The university is one of the oldest institutions we have as a society and it has changed relatively little and has a huge amount of societal currency. The way people were taught for a thousand years has barely evolved or barely changed. So by that logic, the rate of change is accelerating dramatically.
Conversely, you know, if you look at this relative to almost any other industry faced with disruption, it’s not moving all that quickly. And I think what we’re looking at is, actually, a lot of traditional colleges becoming the disruptors.
I think Western Governors, Southern New Hampshire, ASU–these schools that are driving massive online scale in a nonprofit setting–are going to set the table, set the agenda that everybody else has to catch up to.
And so I think those institutions are actually going to drive substantial change.
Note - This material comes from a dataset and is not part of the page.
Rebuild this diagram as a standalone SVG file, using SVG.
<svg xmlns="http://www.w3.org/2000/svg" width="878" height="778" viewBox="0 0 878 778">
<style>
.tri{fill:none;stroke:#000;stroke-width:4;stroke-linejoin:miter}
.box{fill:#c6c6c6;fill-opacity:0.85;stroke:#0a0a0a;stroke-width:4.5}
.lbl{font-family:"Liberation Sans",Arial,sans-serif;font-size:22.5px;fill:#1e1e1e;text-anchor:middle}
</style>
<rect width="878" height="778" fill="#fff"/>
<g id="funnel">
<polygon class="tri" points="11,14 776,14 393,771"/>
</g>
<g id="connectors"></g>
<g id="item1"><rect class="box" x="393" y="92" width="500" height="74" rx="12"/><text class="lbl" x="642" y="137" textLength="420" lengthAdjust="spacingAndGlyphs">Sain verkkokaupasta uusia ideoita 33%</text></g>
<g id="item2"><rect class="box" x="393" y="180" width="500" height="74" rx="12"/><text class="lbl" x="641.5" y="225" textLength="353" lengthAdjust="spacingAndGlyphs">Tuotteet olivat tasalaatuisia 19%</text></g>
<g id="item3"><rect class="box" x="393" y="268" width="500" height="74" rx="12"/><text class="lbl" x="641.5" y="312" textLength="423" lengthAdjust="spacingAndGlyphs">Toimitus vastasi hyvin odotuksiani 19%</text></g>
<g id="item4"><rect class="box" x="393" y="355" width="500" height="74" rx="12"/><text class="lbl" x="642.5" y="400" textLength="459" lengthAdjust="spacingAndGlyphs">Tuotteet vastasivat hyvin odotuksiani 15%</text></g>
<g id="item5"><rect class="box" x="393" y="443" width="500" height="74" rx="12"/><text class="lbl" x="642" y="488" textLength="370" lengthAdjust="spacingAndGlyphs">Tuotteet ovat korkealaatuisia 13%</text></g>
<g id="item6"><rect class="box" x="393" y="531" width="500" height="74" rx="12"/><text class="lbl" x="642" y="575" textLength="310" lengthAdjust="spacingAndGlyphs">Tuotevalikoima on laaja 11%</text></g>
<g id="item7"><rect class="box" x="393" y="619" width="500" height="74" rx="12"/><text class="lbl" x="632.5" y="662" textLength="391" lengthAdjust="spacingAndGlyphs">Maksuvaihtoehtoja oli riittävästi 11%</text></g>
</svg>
As you see the rich get richer, the hollowing out of the middle. The retail landscape, the banking landscape…there are four major banks left. And then they’re a bunch of small guys and nobody in the middle.
Retail is same way. You’ve got Walmart, you’ve got Target, you’ve got Costco, you’ve got Amazon now, and then you’ve got very few mid-size retailers and a bunch of small mom-and-pop shops or people who open a storefront. So you’re seeing the hollowing out of this great middle, and that’s going to start happening to universities, too. And as that starts to happen, you’re going to see institutions starting to realize they have to change.
They either have to consolidate, get larger, get specialized, partner with these innovative organizations in order to be successful.
So is the rate of change fast or slow?
Who knows.
Certainly in the context of the glacier pace of the last thousand years, it is very fast change, but relative to sort of the newspaper media industry circa 2000, the change is relatively slow.
Todd Hand: What’s currently happening today in the for-profit, higher education sector?
Daniel Pianko: I think for-profit, higher-education has, if not received its death knell, certainly been dealt something akin to a mortal blow.
I think that the recent closure of Virginia College last week–even under a Trumpian regulatory regime–indicates that the for-profit college world that created this industry in the late 90’s 2000’s, if not gone, barely a shadow of itself.